GIVEN TASK → Copy out each line that has "document" in it.

SOURCE MATERIAL →
○ ○ ○ ○

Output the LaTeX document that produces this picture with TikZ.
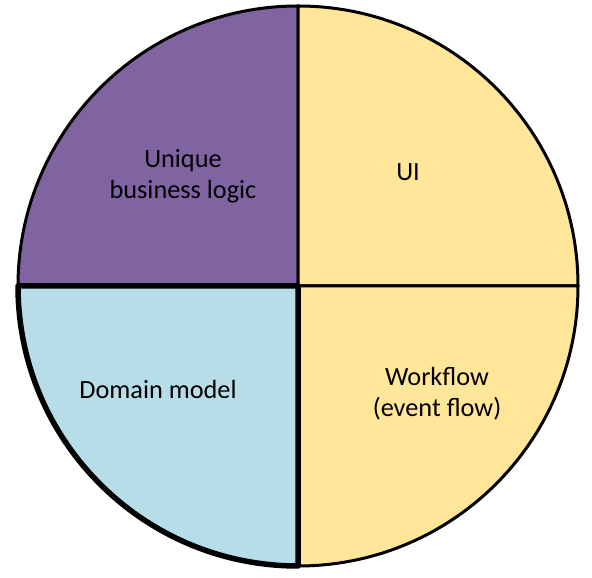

○ ○ ○ ○

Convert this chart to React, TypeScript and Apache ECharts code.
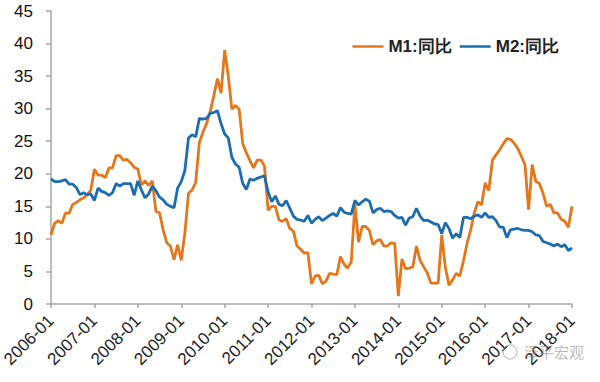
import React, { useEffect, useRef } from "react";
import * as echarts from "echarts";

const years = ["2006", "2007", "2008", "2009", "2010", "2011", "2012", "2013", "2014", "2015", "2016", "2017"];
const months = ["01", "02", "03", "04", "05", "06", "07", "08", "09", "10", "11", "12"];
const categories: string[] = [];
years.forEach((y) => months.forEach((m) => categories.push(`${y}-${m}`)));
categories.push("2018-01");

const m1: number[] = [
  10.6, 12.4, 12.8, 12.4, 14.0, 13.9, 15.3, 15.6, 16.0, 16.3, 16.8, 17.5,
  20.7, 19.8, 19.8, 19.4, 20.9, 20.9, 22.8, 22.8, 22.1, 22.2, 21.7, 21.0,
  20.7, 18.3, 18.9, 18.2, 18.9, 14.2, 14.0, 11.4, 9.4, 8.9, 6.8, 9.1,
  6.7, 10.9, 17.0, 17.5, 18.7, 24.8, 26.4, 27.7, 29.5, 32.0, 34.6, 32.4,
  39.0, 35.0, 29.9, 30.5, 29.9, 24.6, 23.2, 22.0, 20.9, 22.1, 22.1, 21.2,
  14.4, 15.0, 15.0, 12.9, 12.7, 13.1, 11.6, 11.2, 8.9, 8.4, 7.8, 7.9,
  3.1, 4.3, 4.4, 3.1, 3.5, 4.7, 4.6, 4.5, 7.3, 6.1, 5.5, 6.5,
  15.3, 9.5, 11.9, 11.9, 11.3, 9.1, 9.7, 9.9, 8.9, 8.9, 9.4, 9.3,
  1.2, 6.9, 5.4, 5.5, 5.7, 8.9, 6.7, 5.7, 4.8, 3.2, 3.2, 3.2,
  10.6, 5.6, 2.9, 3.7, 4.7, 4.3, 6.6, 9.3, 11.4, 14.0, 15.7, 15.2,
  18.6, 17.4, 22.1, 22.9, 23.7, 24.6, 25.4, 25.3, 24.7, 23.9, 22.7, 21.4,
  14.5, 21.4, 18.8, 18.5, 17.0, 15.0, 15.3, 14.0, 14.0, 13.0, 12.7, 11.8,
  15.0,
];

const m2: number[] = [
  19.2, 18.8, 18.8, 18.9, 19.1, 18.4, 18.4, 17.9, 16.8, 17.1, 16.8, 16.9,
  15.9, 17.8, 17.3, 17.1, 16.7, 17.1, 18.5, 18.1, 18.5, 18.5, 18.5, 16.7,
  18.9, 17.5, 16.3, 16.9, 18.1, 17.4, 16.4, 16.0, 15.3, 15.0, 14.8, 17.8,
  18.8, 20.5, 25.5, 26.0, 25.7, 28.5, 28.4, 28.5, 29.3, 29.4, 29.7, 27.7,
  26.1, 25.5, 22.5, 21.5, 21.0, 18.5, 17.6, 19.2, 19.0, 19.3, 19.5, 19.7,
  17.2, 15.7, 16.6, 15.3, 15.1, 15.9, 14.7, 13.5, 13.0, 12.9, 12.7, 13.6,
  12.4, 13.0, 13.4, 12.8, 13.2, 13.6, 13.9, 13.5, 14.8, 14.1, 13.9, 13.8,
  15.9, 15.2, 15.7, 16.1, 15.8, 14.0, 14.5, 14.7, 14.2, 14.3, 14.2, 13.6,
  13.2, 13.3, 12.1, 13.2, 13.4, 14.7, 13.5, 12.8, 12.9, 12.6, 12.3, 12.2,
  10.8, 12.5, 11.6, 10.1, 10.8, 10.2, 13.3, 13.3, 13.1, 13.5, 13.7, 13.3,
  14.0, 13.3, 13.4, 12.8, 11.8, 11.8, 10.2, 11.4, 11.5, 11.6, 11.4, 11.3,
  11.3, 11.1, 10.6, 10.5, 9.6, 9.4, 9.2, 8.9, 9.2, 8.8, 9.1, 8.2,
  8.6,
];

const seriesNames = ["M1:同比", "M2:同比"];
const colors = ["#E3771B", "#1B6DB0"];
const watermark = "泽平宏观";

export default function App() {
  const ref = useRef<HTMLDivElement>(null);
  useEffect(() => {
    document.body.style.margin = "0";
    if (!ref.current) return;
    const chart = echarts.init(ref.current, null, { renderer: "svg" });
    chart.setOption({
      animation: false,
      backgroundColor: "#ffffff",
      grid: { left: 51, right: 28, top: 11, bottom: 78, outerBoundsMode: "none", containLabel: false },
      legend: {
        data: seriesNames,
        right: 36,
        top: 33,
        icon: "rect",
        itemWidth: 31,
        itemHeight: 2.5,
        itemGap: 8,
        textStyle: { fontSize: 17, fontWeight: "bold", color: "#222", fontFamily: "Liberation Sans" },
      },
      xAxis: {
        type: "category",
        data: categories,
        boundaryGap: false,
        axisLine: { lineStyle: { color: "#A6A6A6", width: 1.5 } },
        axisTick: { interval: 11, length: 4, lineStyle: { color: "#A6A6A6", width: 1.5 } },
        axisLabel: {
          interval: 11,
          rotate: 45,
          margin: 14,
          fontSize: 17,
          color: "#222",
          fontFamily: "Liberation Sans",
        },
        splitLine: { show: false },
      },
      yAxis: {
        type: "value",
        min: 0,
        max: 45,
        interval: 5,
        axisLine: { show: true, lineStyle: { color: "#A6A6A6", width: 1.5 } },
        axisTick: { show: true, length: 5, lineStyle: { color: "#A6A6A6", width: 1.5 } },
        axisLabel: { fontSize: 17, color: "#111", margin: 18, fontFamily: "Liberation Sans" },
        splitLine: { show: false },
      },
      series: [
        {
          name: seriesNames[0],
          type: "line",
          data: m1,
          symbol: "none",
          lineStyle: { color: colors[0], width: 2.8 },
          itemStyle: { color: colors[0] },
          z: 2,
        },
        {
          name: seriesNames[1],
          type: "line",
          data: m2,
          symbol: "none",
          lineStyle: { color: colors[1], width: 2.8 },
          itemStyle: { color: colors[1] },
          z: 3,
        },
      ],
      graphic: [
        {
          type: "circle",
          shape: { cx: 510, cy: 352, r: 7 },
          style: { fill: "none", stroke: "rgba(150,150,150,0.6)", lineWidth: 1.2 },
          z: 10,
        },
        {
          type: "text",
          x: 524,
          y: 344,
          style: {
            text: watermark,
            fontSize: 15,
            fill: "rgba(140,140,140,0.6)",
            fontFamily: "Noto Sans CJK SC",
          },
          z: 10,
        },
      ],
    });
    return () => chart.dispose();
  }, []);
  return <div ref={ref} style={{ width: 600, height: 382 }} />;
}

○ ○ ○ ○

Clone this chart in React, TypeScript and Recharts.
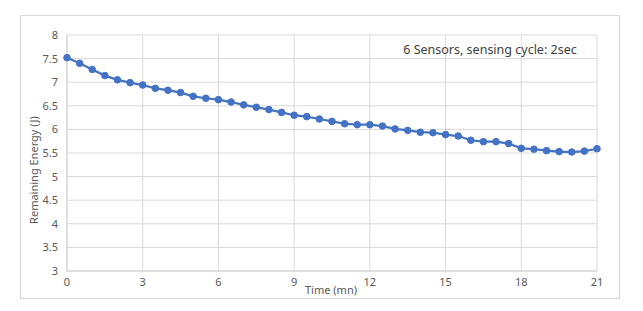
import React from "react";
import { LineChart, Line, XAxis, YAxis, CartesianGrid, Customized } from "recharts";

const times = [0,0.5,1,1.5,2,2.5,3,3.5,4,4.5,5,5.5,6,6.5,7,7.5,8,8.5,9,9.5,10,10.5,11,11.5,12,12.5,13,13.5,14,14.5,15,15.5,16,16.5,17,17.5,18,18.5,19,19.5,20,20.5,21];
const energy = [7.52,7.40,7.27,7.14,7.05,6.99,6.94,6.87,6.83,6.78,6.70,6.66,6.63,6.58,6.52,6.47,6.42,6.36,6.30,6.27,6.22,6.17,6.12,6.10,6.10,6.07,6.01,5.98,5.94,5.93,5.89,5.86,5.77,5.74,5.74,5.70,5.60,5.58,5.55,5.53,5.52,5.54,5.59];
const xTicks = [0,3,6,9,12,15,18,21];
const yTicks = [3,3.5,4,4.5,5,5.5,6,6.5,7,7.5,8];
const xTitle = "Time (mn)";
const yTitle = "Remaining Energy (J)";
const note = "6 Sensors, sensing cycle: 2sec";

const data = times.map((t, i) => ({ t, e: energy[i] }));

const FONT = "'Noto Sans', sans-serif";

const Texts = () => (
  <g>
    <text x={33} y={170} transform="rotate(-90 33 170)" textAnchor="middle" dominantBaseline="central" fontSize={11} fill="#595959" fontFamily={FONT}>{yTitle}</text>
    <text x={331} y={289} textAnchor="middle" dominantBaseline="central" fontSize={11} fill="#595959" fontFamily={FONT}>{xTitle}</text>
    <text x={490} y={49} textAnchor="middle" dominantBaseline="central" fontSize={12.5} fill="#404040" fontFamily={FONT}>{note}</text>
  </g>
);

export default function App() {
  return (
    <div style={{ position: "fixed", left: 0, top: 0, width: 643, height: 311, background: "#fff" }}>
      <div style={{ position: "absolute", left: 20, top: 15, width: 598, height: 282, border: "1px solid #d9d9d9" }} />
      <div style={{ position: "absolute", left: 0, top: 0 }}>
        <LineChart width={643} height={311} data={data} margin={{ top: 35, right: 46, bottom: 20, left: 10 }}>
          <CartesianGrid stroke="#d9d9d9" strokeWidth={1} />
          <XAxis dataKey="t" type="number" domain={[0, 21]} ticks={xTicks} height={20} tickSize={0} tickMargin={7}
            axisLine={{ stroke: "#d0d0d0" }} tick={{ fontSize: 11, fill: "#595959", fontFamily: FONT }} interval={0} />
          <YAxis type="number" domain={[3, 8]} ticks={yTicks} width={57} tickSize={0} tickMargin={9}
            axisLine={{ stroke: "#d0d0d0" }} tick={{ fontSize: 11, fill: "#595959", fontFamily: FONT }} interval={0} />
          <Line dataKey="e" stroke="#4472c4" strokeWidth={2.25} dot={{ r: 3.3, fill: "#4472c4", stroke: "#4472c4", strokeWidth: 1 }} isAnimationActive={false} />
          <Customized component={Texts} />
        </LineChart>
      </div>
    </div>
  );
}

○ ○ ○ ○

RESULT BELOW →
Output the LaTeX document that produces this picture with TikZ.
    document.body.style.margin = "0";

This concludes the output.